Marie Bellet's Biography
Marie grew up with five sisters and two brothers in a midwestern university town. Often heckled for defying the zero population pressures of the day, she grew up loving the "warmth and confusion" of life in a large family. The experience would come in handy.
Anxious to see a world beyond computers and cornfields, Marie left for Rice University in Houston, where she first got a taste for singing country music. She finished college with a degree in Economics from Swarthmore College in Pennsylvania. After earning an MBA at Vanderbilt in Nashville, Marie sang demos, including duets with Alan Jackson, jingles and back-up vocals on off-hours while working MBA jobs in the healthcare industry.
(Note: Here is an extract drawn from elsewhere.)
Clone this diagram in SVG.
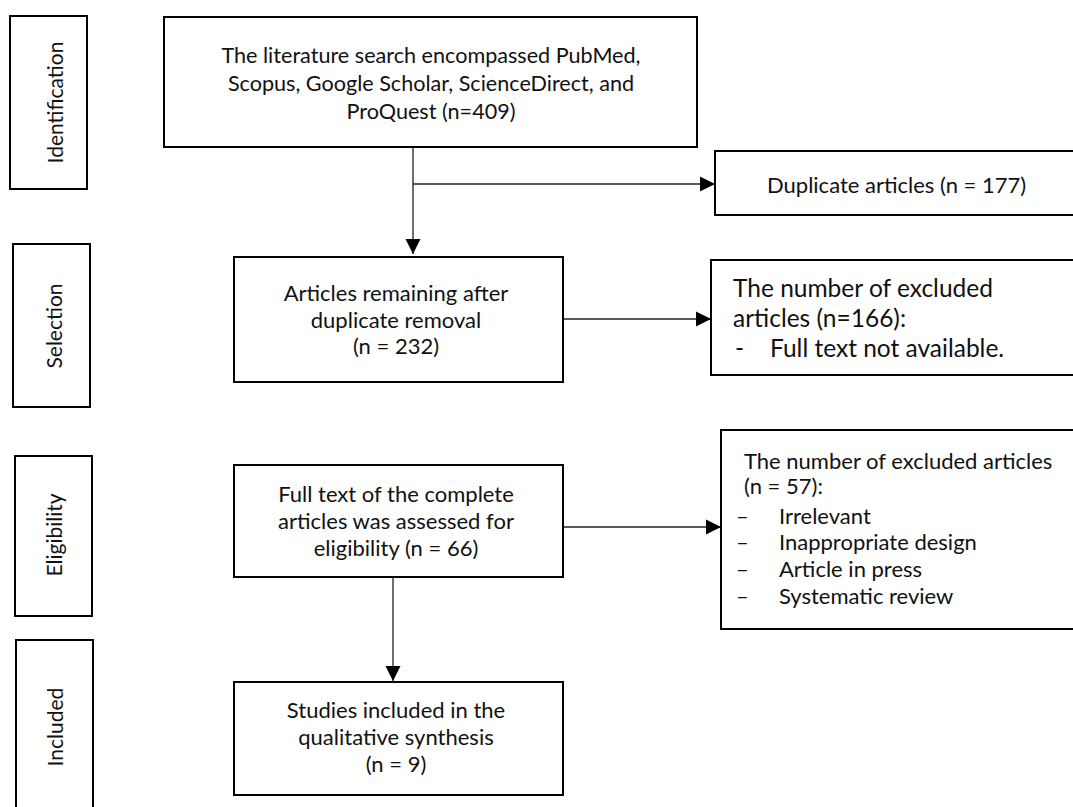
<svg xmlns="http://www.w3.org/2000/svg" width="1073" height="807" viewBox="0 0 1073 807">
<style>
.box{fill:#fff;stroke:#000;stroke-width:2}
.t{font-family:Lato,"Open Sans","DejaVu Sans",sans-serif;font-size:22px;fill:#111}
.c{text-anchor:middle}
.m{font-size:21.6px}
.side{font-family:Lato,"Open Sans","DejaVu Sans",sans-serif;font-size:21px;fill:#111;text-anchor:middle}
.big{font-size:24.5px}
.ln{stroke:#222;stroke-width:1.3;fill:none}
</style>
<defs>
<marker id="ah" markerUnits="userSpaceOnUse" markerWidth="16" markerHeight="16" refX="15" refY="8" orient="auto">
<path d="M0,0.5 L15,8 L0,15.5 Z" fill="#000"/>
</marker>
</defs>
<rect width="1073" height="807" fill="#fff"/>
<g id="connectors">
<line class="ln" x1="413" y1="147" x2="413" y2="254" marker-end="url(#ah)"/>
<line class="ln" x1="413" y1="184" x2="715" y2="184" marker-end="url(#ah)"/>
<line class="ln" x1="563" y1="319" x2="711" y2="319" marker-end="url(#ah)"/>
<line class="ln" x1="563" y1="527" x2="721" y2="527" marker-end="url(#ah)"/>
<line class="ln" x1="393" y1="577" x2="393" y2="681" marker-end="url(#ah)"/>
</g>
<g id="lbl-identification">
<rect class="box" x="10" y="16" width="77" height="173"/>
<text class="side" transform="translate(63,102.5) rotate(-90)">Identification</text>
</g>
<g id="lbl-selection">
<rect class="box" x="13" y="244" width="77" height="163"/>
<text class="side" transform="translate(62,326) rotate(-90)">Selection</text>
</g>
<g id="lbl-eligibility">
<rect class="box" x="15" y="456" width="77" height="160"/>
<text class="side" transform="translate(62,535) rotate(-90)">Eligibility</text>
</g>
<g id="lbl-included">
<rect class="box" x="16" y="640" width="77" height="190"/>
<text class="side" transform="translate(63,727) rotate(-90)">Included</text>
</g>
<g id="search">
<rect class="box" x="164" y="17" width="533" height="130"/>
<text class="t c m" x="431" y="63">The literature search encompassed PubMed,</text>
<text class="t c m" x="431" y="91">Scopus, Google Scholar, ScienceDirect, and</text>
<text class="t c m" x="431" y="119">ProQuest (n=409)</text>
</g>
<g id="duplicates">
<rect class="box" x="715" y="151" width="370" height="64"/>
<text class="t" x="767" y="193">Duplicate articles (n = 177)</text>
</g>
<g id="remaining">
<rect class="box" x="234" y="257" width="329" height="125"/>
<text class="t c" x="396" y="301">Articles remaining after</text>
<text class="t c" x="396" y="328">duplicate removal</text>
<text class="t c" x="396" y="354">(n = 232)</text>
</g>
<g id="excluded1">
<rect class="box" x="711" y="260" width="375" height="115"/>
<text class="t big" x="733" y="297">The number of excluded</text>
<text class="t big" x="733" y="327">articles (n=166):</text>
<text class="t big" x="735" y="357">-</text>
<text class="t big" x="770" y="357">Full text not available.</text>
</g>
<g id="fulltext">
<rect class="box" x="234" y="465" width="329" height="112"/>
<text class="t c" x="396" y="502">Full text of the complete</text>
<text class="t c" x="396" y="529">articles was assessed for</text>
<text class="t c" x="396" y="556">eligibility (n = 66)</text>
</g>
<g id="excluded2">
<rect class="box" x="721" y="430" width="365" height="199"/>
<text class="t" x="744" y="469">The number of excluded articles</text>
<text class="t" x="744" y="494">(n = 57):</text>
<text class="t" x="736" y="524">–</text><text class="t" x="779" y="524">Irrelevant</text>
<text class="t" x="736" y="550">–</text><text class="t" x="779" y="550">Inappropriate design</text>
<text class="t" x="736" y="577">–</text><text class="t" x="779" y="577">Article in press</text>
<text class="t" x="736" y="604">–</text><text class="t" x="779" y="604">Systematic review</text>
</g>
<g id="included">
<rect class="box" x="234" y="682" width="329" height="113"/>
<text class="t c" x="396" y="718">Studies included in the</text>
<text class="t c" x="396" y="745">qualitative synthesis</text>
<text class="t c" x="396" y="772">(n = 9)</text>
</g>
</svg>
Marie married in 1987 and moved to Singapore and then Spain, returning four years later with three small children. As Marie's family continued to grow, she began writing songs about life as a housewife and mother in a world that "no longer values these roles." In 1997 she recorded a collection of these songs entitled "What I Wanted To Say." In 2000 she released her second collection entitled, "Ordinary Time" which focuses on the temptations of a culture which encourages women to "have it all." In 2003 Marie released her third collection of story songs and personal reflections entitled "Lighten Up", filled with upbeat reminders to forgive one another and learn how to love. "A New Springtime" was released in 2006 and coincides with the birth of her ninth child. Along with her husband Bill, a "psychologist with sense", who challenges families and couples to rise above themselves and serve each other, Marie offers a different vision of what it means to be a "fulfilled" woman.
"My witness is really just to show up with my kids at the grocery store. For me, that is where the culture war is fought, surrounded by glossy magazines that promise happiness if you shed pounds and obligations."
"My writing began mostly as an alternative to rearranging the furniture. It has become my way to encourage those who want to rebel against the self-centered misery of our time. To make sacrifices for marriage and children is not stupidity or victimization. It is the noblest thing we do."
Marie admits that life at home as a mother can be frustrating. In fact, that is what her music is about: the struggle and the value of that struggle -- "My music is about the drama of everyday life-staying in love, going through the days' routine, 'One more time, with feeling!' I want to tell other mothers that they are not crazy or alone. If my music can do that, it will all be worthwhile."